# Amarillo AA%



## brianman (18/5/17)

Hi guys, got some 2016 Amarillo, this pack has 14% AA, seems high for Amarillo, G&G say that's what was on there supply sheet, all the info i can find has Amarillo 7-11%. Guess i'll have to go with 14% and if they're lower suffer the consequences, aiming for 32IBU @ 14%, if they're 10 or lower IBU's under 25, any ideas?


----------



## kaiserben (18/5/17)

I update my (Beersmith) data fairly regularly and I've got Amarillo as 8.3%. 

EDIT: Without having an actual pouch of Amarillo sitting in front of me, I'm 99.9% sure that 8.3% would be correct for 2016.


----------



## manticle (18/5/17)

AA% can vary wildly between vintages.


----------



## brianman (18/5/17)

kaiserben said:


> I update my (Beersmith) data fairly regularly and I've got Amarillo as 8.3%.


Unfortunately don't have any early 2016 packets left, but sure they were around that mark. Brewing a Golden Ale so will either be 32IBU @14% or 22IBU @ 9%. JSGA sight has IBU @ 20, so will be close to the mark, although the previous 4-5 brews have been around 32IBU. Chers Kaiserben


----------



## brianman (18/5/17)

manticle said:


> AA% can vary wildly between vintages.


Never seen Amarillo vary that much, but yeah, is possible.


----------



## brianman (18/5/17)

kaiserben said:


> I update my (Beersmith) data fairly regularly and I've got Amarillo as 8.3%.
> 
> EDIT: Without having an actual pouch of Amarillo sitting in front of me, I'm 99.9% sure that 8.3% would be correct for 2016.


Must learn how to that, normally just update as i buy them.


----------



## kaiserben (18/5/17)

briby said:


> Must learn how to that, normally just update as i buy them.

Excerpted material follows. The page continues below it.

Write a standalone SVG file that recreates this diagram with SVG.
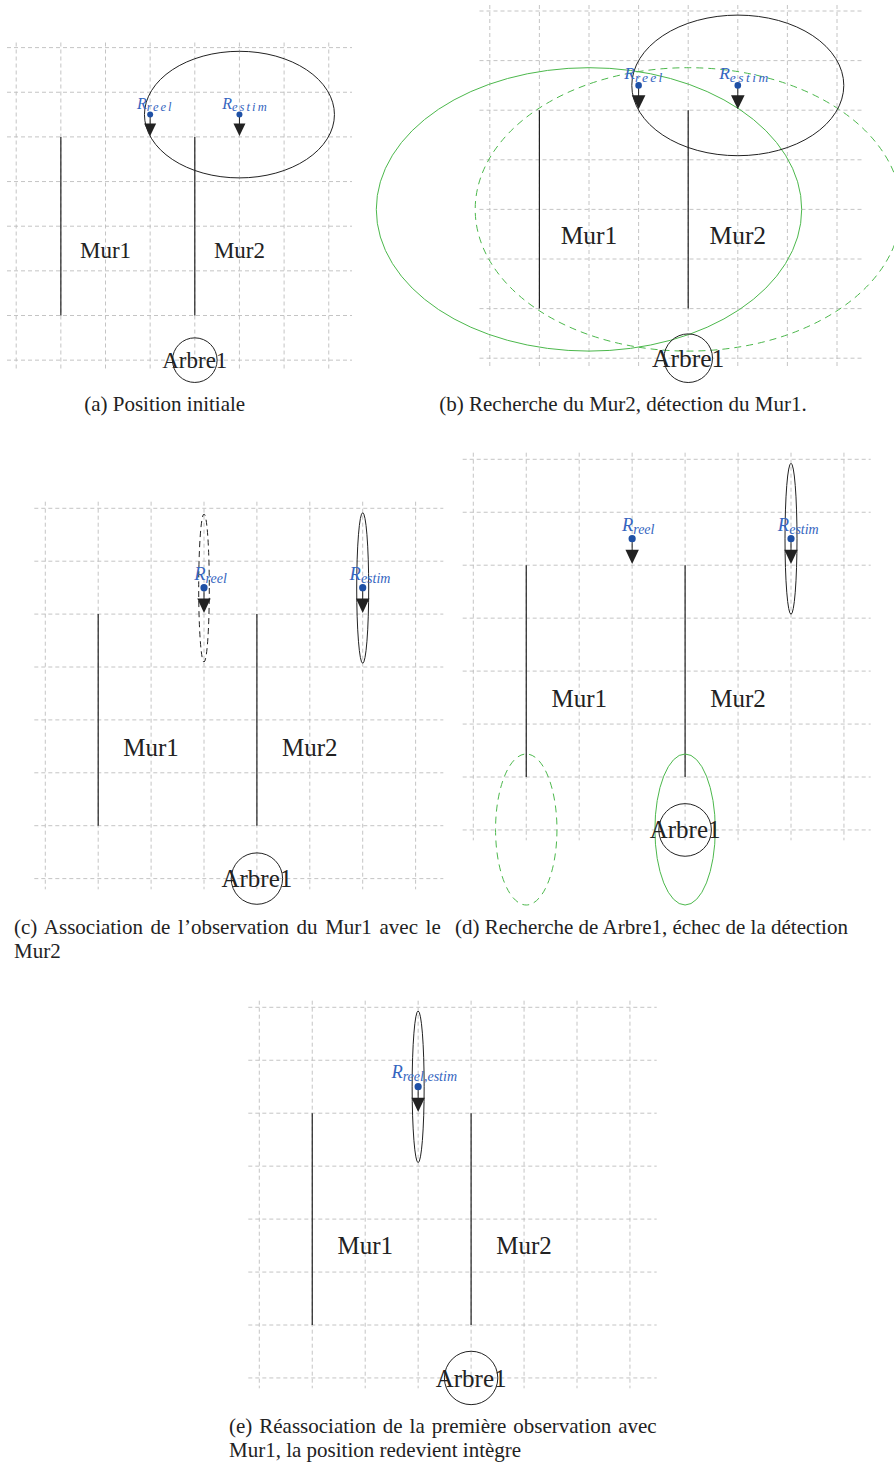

Yeah - that's all I do. When pouches of pellets of the latest year start arriving I just update in Beersmith as I buy each variety (it's easy to forget to update Beersmith, but luckily the AA% usually don't change too dramatically from year to year).


----------



## Brewman_ (18/5/17)

Never seen it that high


----------



## MHB (18/5/17)

From what I can find the flowers are about 8.3% and after pelletising (T-90) that comes up to 8.7%.
As Amarillo all comes from the one farm, the variation in AA for any given year is usually pretty small, and not all that big from year to year.
The only way it could be 14% would be if someone made some T-45 pellets, cant find any, or someone could have made a mistake, either in labeling the box or at G&G (no one is perfect).
Mark


----------



## brianman (18/5/17)

Brewman_ said:


> Never seen it that high


On G&Gs sight under general specs listed as 8-11%, i suppose under very different climatic conditions AA can be affected, hence the Manticle comment


----------



## brianman (18/5/17)

briby said:


> On G&Gs sight under general specs listed as 8-11%, i suppose under very different climatic conditions AA can be affected, hence the Manticle comment


Cheers Mark, think i will adjust for a lower AA, just coming up to boil at the mo.


----------



## 2cranky (18/5/17)

briby said:


> Must learn how to that, normally just update as i buy them.


On the App you just go to "Install Add-Ons" at the bottom of the home page.
From there you can filter or scroll to what you want to update.


----------